The Washington PostDemocracy Dies in Darkness

Do ambassadors matter?

Last week, President Obama nominated Sen. Max Baucus to serve as ambassador to China. It was a surprising choice for such an important post, and not just because of the Montana Democrat's professed commitment to finishing the giant tax reform project he started: The 72-year-old senator has no apparent Chinese language skills, and only a few trade promotion trips under his belt. The Chinese people have likely never heard of him, and, as my colleague Max Fisher pointed out, there were many, many more qualified people for the job.

But it also raises another question: Does an ambassador even matter all that much, anyway? Most crises seem to be dealt with by high-level administration officials, and the U.S. Trade Representative swoops in to finish off trade deals. Embassies typically have a dedicated corps of highly professional foreign service officers who do most of the day-to-day work. And in lots of cases, ambassador assignments have more to do with rewarding campaign supporters than picking the most qualified person for the job, as if just anybody could effectively advocate for the United States' interests.

I checked in with the Council of American Ambassadors, which represents people who once held the office and weren't career State Department officials -- accounting for about one-third of the total number appointed -- to ask if they would make the case for why they matter. Council president Tim Chorba, who served as ambassador to Singapore in the 1990s and now represents multinational companies in their foreign dealings, acknowledges that it's difficult to really screw things up on the job.

"Even if you're just average-ish, you'll generally have a pretty good staff at your embassy who can carry you. You have to go out of your way to make a mess of it," Chorba says, noting that he's only heard of one ambassador being "eased out" of his position, for carrying on with local women. "If you're a decent person, you'll muddle through."

At the same time, though, the position is far from insignificant. Even though the ambassador might not claim credit for completed peace treaties or trade deals, the final version is usually the product of extensive negotiations in which the ambassador is intimately involved. Especially on the trade side: More and more, Chorba says, ambassadors are expected to be salespeople for American business -- and run interference when they get into trouble.

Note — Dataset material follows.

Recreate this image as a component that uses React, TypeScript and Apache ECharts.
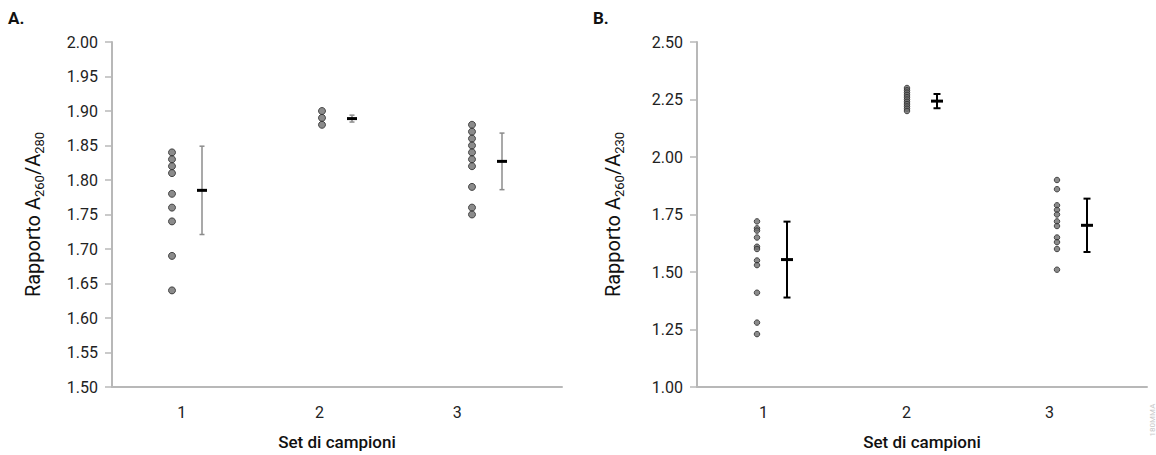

"There's a very heavy emphasis on the ambassador as part of the sales team, in a good sense, for the United States," Chorba says. "The strength of the United States derives from its wealth, the same way the strength of Qatar derives from its oil wealth. And the ambassador and the embassy need to be advocates for that -- not only advancing opportunity for the sale of products and services, but when a problem arises, going in and solving it, helping the company to solve it and get on with their business." For example, Chorba remembers an incident from his ambassadorship when a large American food company had a contamination scare and was nearly banned by the Singaporean government until Chorba intervened to iron things out.

The Obama administration expanded the ambassadors' sales role in October, announcing an overseas economic strategy that would judge ambassadors on the amount of foreign direct investment they brought in, on top of the American exports they enabled. In China, Max Baucus -- just like ambassadors Gary Locke and Jon Huntsman before him -- will have to deal especially with American technology and financial services companies that want to be able to compete fairly for business in China's booming consumer markets. Baucus has been an advocate for free trade with China for decades, and of late has mostly focused on preserving access for Montana's beef and wheat exports, in which China is increasingly interested.

Of course, it's true that much of this stuff -- not to mention the essential but pedestrian functions of an embassy, like processing visas and getting American citizens out of binds -- is managed by lower-level staff. But an embassy without a leader people can believe in isn't as much of an asset. "A great ambassador can be the difference between a high-morale embassy team and one of average morale, and one that's just there," Chorba says. "Like the quarterback of a football team."

Oh, and as for the personal friends a president might reward with a cushy ambassadorship? That's something the countries often ask for themselves. The United States runs its ambassador picks by the host country before they're formally nominated, in case the other nations have a problem with the choice (Fiji, for example, once rejected a proposed ambassador because he was gay, but that's rare). Campaign bundlers and others who might have the president's ear are most welcome.

"They appoint them because they trust them, and they have a familiarity with them, and they can pick the phone up and say, 'Hey, John,' or 'Hey, Sally, what's the problem?'" Chorba says. "A lot of countries really, really value someone like that, because if there's an issue, that person can literally get the president on the phone in an emergency. If the person knows the president personally, it's a lot easier for the host government."

And Baucus certainly is used to talking to Obama, even if the conversation hasn't always been friendly.